▶ Source data:
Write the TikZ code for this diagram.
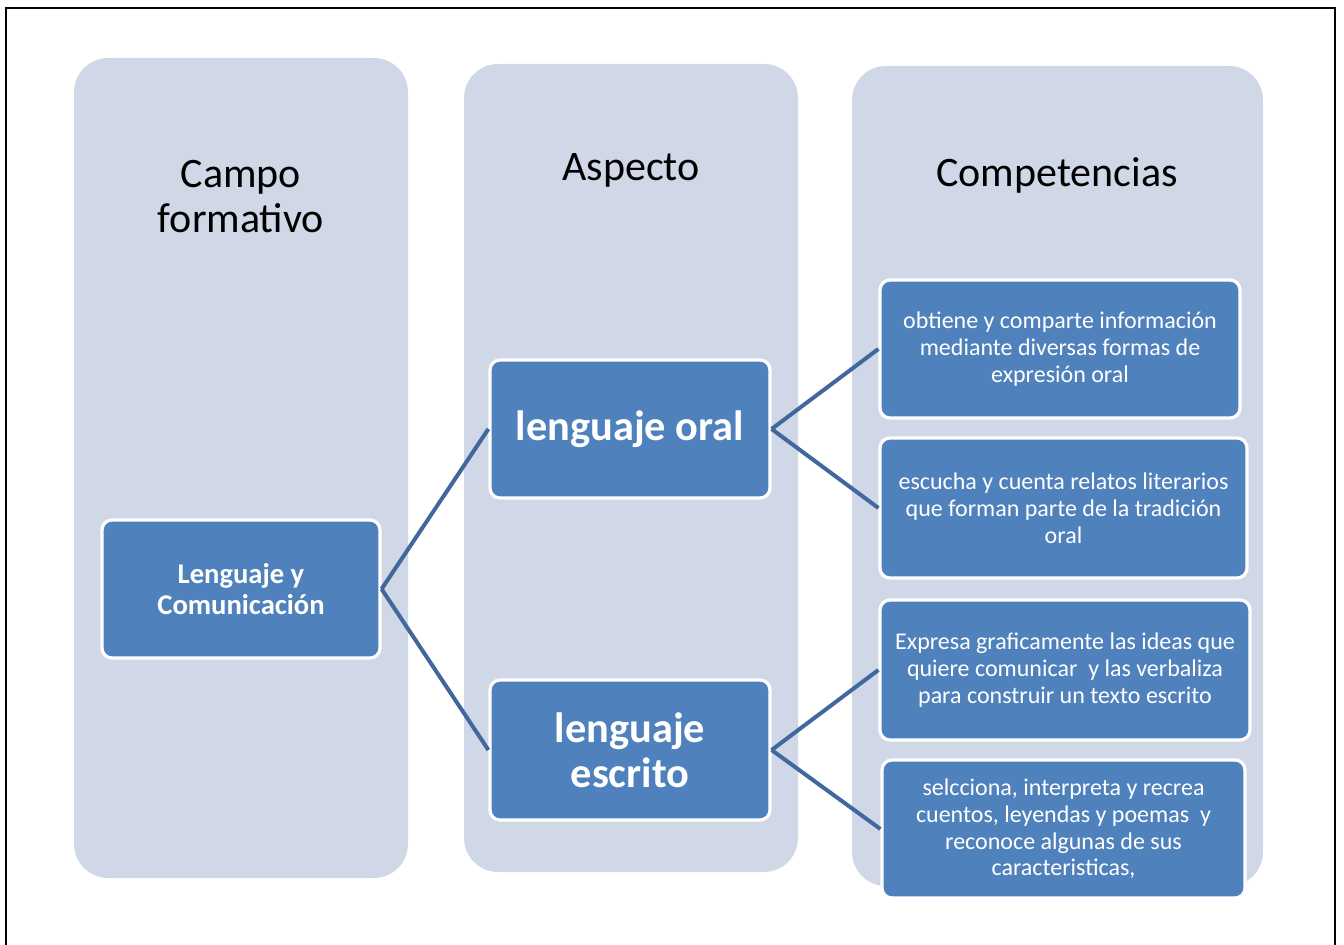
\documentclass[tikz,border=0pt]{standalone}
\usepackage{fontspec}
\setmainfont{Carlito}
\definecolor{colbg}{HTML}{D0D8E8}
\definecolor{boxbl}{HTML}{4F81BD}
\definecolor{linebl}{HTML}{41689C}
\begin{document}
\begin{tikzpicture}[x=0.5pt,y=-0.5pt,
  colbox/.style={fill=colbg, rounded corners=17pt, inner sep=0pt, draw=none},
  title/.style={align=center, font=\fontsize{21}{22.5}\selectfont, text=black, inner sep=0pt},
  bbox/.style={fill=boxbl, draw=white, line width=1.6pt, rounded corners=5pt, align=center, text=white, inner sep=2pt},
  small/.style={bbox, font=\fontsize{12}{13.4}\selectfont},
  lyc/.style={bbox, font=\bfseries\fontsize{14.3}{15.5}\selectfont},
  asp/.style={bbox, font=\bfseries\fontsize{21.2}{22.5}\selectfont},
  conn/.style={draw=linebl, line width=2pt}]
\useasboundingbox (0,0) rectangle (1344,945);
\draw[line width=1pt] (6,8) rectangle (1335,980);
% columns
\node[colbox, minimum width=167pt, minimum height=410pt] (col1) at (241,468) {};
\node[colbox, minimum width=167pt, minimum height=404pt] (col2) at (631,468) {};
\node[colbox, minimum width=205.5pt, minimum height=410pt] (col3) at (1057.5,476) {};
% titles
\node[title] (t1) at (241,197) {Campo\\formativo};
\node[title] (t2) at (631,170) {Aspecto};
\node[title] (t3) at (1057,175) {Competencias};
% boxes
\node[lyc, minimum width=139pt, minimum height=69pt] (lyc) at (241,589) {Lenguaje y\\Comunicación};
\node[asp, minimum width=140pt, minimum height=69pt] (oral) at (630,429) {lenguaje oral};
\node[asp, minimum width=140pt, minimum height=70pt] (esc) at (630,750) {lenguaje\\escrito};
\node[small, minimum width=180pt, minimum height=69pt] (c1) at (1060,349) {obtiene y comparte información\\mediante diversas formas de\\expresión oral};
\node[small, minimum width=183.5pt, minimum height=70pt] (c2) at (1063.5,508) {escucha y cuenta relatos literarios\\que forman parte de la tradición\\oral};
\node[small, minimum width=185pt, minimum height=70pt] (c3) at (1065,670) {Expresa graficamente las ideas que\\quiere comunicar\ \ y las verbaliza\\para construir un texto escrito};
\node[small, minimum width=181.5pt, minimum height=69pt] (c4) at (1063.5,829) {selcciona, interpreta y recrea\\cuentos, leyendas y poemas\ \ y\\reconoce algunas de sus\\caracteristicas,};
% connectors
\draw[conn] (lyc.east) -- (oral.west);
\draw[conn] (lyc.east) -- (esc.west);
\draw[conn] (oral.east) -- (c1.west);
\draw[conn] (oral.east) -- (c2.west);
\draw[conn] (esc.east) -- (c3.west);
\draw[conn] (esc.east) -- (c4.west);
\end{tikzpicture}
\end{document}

▶ The task:
Skip every picture and transcribe the data above exactly.

▶ Written answer:
Write the TikZ code for this diagram.
\documentclass[tikz,border=0pt]{standalone}
\usepackage{fontspec}
\setmainfont{Carlito}
\definecolor{colbg}{HTML}{D0D8E8}
\definecolor{boxbl}{HTML}{4F81BD}
\definecolor{linebl}{HTML}{41689C}
\begin{document}
\begin{tikzpicture}[x=0.5pt,y=-0.5pt,
  colbox/.style={fill=colbg, rounded corners=17pt, inner sep=0pt, draw=none},
  title/.style={align=center, font=\fontsize{21}{22.5}\selectfont, text=black, inner sep=0pt},
  bbox/.style={fill=boxbl, draw=white, line width=1.6pt, rounded corners=5pt, align=center, text=white, inner sep=2pt},
  small/.style={bbox, font=\fontsize{12}{13.4}\selectfont},
  lyc/.style={bbox, font=\bfseries\fontsize{14.3}{15.5}\selectfont},
  asp/.style={bbox, font=\bfseries\fontsize{21.2}{22.5}\selectfont},
  conn/.style={draw=linebl, line width=2pt}]
\useasboundingbox (0,0) rectangle (1344,945);
\draw[line width=1pt] (6,8) rectangle (1335,980);
% columns
\node[colbox, minimum width=167pt, minimum height=410pt] (col1) at (241,468) {};
\node[colbox, minimum width=167pt, minimum height=404pt] (col2) at (631,468) {};
\node[colbox, minimum width=205.5pt, minimum height=410pt] (col3) at (1057.5,476) {};
% titles
\node[title] (t1) at (241,197) {Campo\\formativo};
\node[title] (t2) at (631,170) {Aspecto};
\node[title] (t3) at (1057,175) {Competencias};
% boxes
\node[lyc, minimum width=139pt, minimum height=69pt] (lyc) at (241,589) {Lenguaje y\\Comunicación};
\node[asp, minimum width=140pt, minimum height=69pt] (oral) at (630,429) {lenguaje oral};
\node[asp, minimum width=140pt, minimum height=70pt] (esc) at (630,750) {lenguaje\\escrito};
\node[small, minimum width=180pt, minimum height=69pt] (c1) at (1060,349) {obtiene y comparte información\\mediante diversas formas de\\expresión oral};
\node[small, minimum width=183.5pt, minimum height=70pt] (c2) at (1063.5,508) {escucha y cuenta relatos literarios\\que forman parte de la tradición\\oral};
\node[small, minimum width=185pt, minimum height=70pt] (c3) at (1065,670) {Expresa graficamente las ideas que\\quiere comunicar\ \ y las verbaliza\\para construir un texto escrito};
\node[small, minimum width=181.5pt, minimum height=69pt] (c4) at (1063.5,829) {selcciona, interpreta y recrea\\cuentos, leyendas y poemas\ \ y\\reconoce algunas de sus\\caracteristicas,};
% connectors
\draw[conn] (lyc.east) -- (oral.west);
\draw[conn] (lyc.east) -- (esc.west);
\draw[conn] (oral.east) -- (c1.west);
\draw[conn] (oral.east) -- (c2.west);
\draw[conn] (esc.east) -- (c3.west);
\draw[conn] (esc.east) -- (c4.west);
\end{tikzpicture}
\end{document}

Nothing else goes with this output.